#### Material
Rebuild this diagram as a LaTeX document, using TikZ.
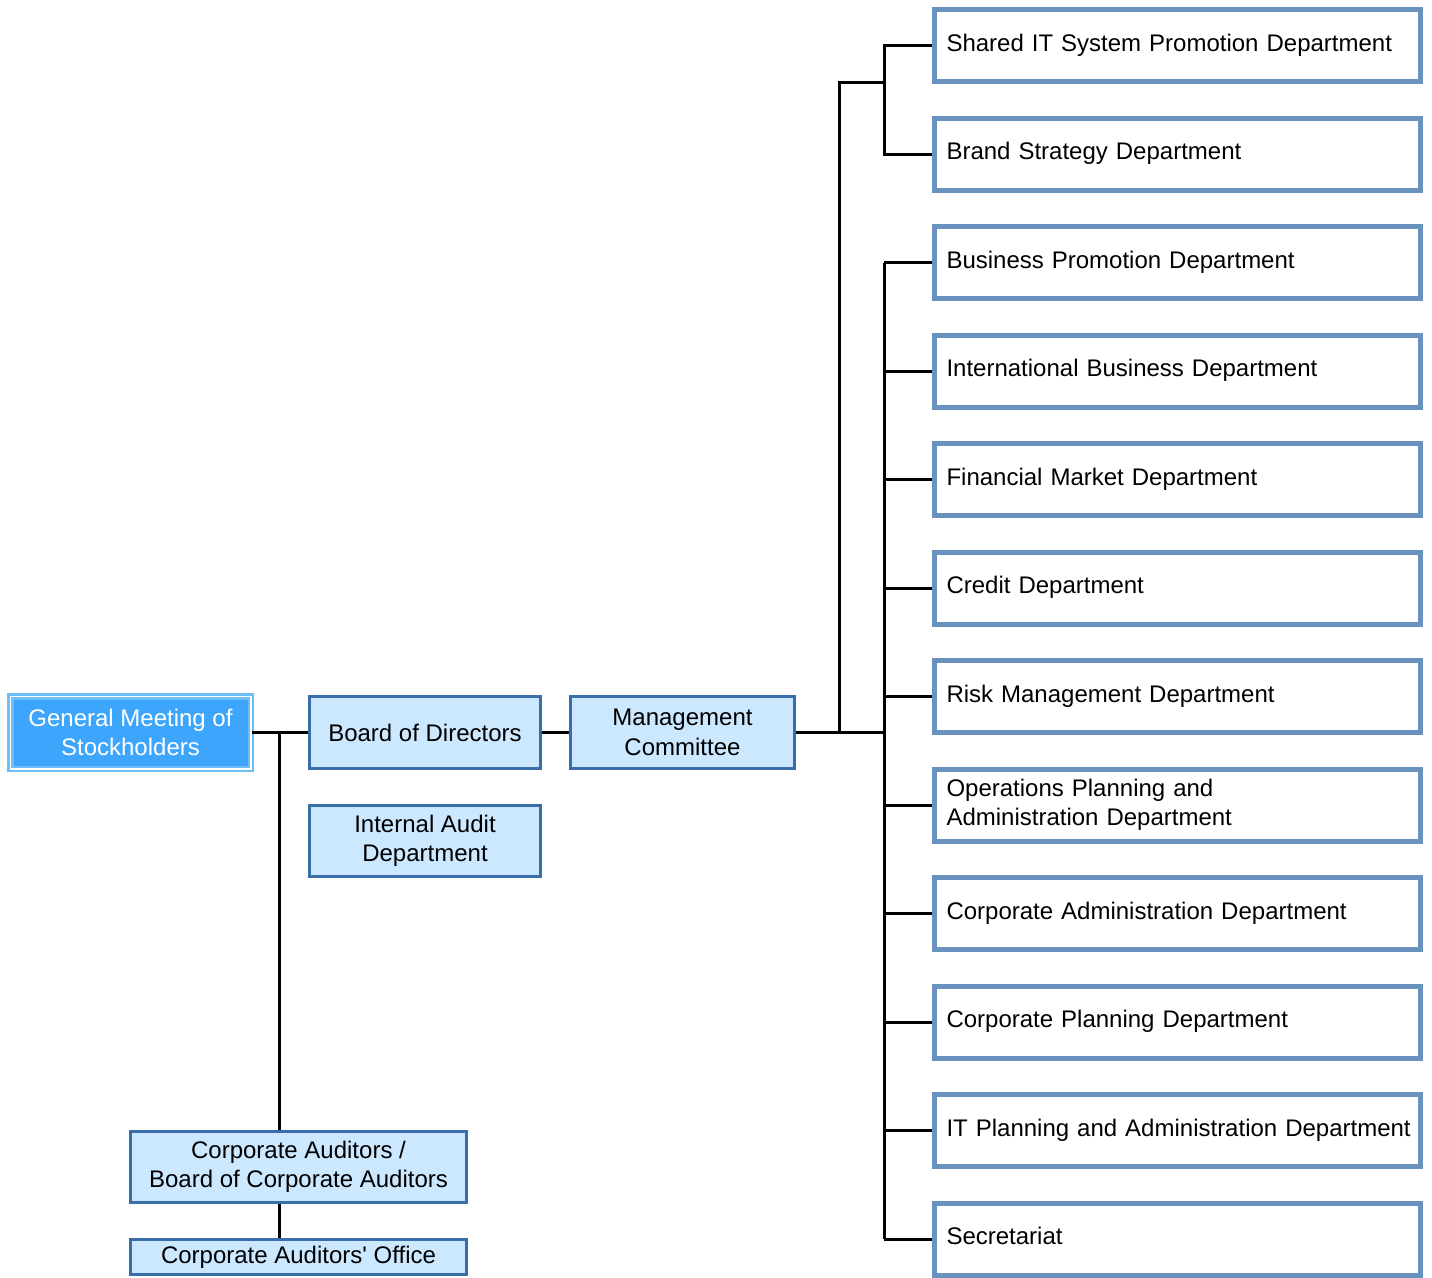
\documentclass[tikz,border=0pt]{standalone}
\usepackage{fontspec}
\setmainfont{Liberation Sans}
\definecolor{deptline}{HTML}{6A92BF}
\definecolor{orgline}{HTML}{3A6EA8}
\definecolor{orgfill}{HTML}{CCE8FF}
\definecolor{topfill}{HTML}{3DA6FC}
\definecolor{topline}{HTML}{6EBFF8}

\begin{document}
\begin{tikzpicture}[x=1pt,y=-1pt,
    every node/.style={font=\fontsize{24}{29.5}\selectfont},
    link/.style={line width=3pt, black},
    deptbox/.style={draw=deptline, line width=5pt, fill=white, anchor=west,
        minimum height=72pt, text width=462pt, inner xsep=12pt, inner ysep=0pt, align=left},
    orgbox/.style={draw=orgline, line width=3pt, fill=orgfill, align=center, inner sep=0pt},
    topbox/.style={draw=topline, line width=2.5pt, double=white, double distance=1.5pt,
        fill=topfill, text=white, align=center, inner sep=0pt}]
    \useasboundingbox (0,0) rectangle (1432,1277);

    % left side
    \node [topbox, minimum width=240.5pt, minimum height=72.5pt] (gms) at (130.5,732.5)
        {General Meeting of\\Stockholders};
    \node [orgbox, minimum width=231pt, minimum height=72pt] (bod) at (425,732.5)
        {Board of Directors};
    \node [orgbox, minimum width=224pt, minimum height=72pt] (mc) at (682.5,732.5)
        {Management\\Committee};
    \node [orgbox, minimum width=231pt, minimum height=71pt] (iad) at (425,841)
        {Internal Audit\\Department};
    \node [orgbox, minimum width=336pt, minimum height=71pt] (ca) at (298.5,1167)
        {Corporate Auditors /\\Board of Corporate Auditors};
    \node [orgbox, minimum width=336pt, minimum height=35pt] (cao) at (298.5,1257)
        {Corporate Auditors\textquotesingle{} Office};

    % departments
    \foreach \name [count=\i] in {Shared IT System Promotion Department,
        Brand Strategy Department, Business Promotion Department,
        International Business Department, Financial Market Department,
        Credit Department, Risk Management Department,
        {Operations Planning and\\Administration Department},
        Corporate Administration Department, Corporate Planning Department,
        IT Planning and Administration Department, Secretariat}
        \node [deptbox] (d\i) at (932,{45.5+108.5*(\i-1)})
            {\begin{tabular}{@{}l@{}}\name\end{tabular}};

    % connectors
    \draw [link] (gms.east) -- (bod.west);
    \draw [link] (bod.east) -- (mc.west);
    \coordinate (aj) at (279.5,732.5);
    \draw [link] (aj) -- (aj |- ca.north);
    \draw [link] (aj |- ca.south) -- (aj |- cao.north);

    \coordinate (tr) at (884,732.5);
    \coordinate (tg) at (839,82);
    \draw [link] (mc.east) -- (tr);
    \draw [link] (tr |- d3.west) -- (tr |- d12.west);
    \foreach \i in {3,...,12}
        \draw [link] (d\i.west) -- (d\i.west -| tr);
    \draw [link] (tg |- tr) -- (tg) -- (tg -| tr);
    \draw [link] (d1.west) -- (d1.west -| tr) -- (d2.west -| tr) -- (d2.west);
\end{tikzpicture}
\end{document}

#### Task details
All of the material above should be reproduced exactly, except the pictures.

#### Result
Rebuild this diagram as a LaTeX document, using TikZ.
\documentclass[tikz,border=0pt]{standalone}
\usepackage{fontspec}
\setmainfont{Liberation Sans}
\definecolor{deptline}{HTML}{6A92BF}
\definecolor{orgline}{HTML}{3A6EA8}
\definecolor{orgfill}{HTML}{CCE8FF}
\definecolor{topfill}{HTML}{3DA6FC}
\definecolor{topline}{HTML}{6EBFF8}

\begin{document}
\begin{tikzpicture}[x=1pt,y=-1pt,
    every node/.style={font=\fontsize{24}{29.5}\selectfont},
    link/.style={line width=3pt, black},
    deptbox/.style={draw=deptline, line width=5pt, fill=white, anchor=west,
        minimum height=72pt, text width=462pt, inner xsep=12pt, inner ysep=0pt, align=left},
    orgbox/.style={draw=orgline, line width=3pt, fill=orgfill, align=center, inner sep=0pt},
    topbox/.style={draw=topline, line width=2.5pt, double=white, double distance=1.5pt,
        fill=topfill, text=white, align=center, inner sep=0pt}]
    \useasboundingbox (0,0) rectangle (1432,1277);

    % left side
    \node [topbox, minimum width=240.5pt, minimum height=72.5pt] (gms) at (130.5,732.5)
        {General Meeting of\\Stockholders};
    \node [orgbox, minimum width=231pt, minimum height=72pt] (bod) at (425,732.5)
        {Board of Directors};
    \node [orgbox, minimum width=224pt, minimum height=72pt] (mc) at (682.5,732.5)
        {Management\\Committee};
    \node [orgbox, minimum width=231pt, minimum height=71pt] (iad) at (425,841)
        {Internal Audit\\Department};
    \node [orgbox, minimum width=336pt, minimum height=71pt] (ca) at (298.5,1167)
        {Corporate Auditors /\\Board of Corporate Auditors};
    \node [orgbox, minimum width=336pt, minimum height=35pt] (cao) at (298.5,1257)
        {Corporate Auditors\textquotesingle{} Office};

    % departments
    \foreach \name [count=\i] in {Shared IT System Promotion Department,
        Brand Strategy Department, Business Promotion Department,
        International Business Department, Financial Market Department,
        Credit Department, Risk Management Department,
        {Operations Planning and\\Administration Department},
        Corporate Administration Department, Corporate Planning Department,
        IT Planning and Administration Department, Secretariat}
        \node [deptbox] (d\i) at (932,{45.5+108.5*(\i-1)})
            {\begin{tabular}{@{}l@{}}\name\end{tabular}};

    % connectors
    \draw [link] (gms.east) -- (bod.west);
    \draw [link] (bod.east) -- (mc.west);
    \coordinate (aj) at (279.5,732.5);
    \draw [link] (aj) -- (aj |- ca.north);
    \draw [link] (aj |- ca.south) -- (aj |- cao.north);

    \coordinate (tr) at (884,732.5);
    \coordinate (tg) at (839,82);
    \draw [link] (mc.east) -- (tr);
    \draw [link] (tr |- d3.west) -- (tr |- d12.west);
    \foreach \i in {3,...,12}
        \draw [link] (d\i.west) -- (d\i.west -| tr);
    \draw [link] (tg |- tr) -- (tg) -- (tg -| tr);
    \draw [link] (d1.west) -- (d1.west -| tr) -- (d2.west -| tr) -- (d2.west);
\end{tikzpicture}
\end{document}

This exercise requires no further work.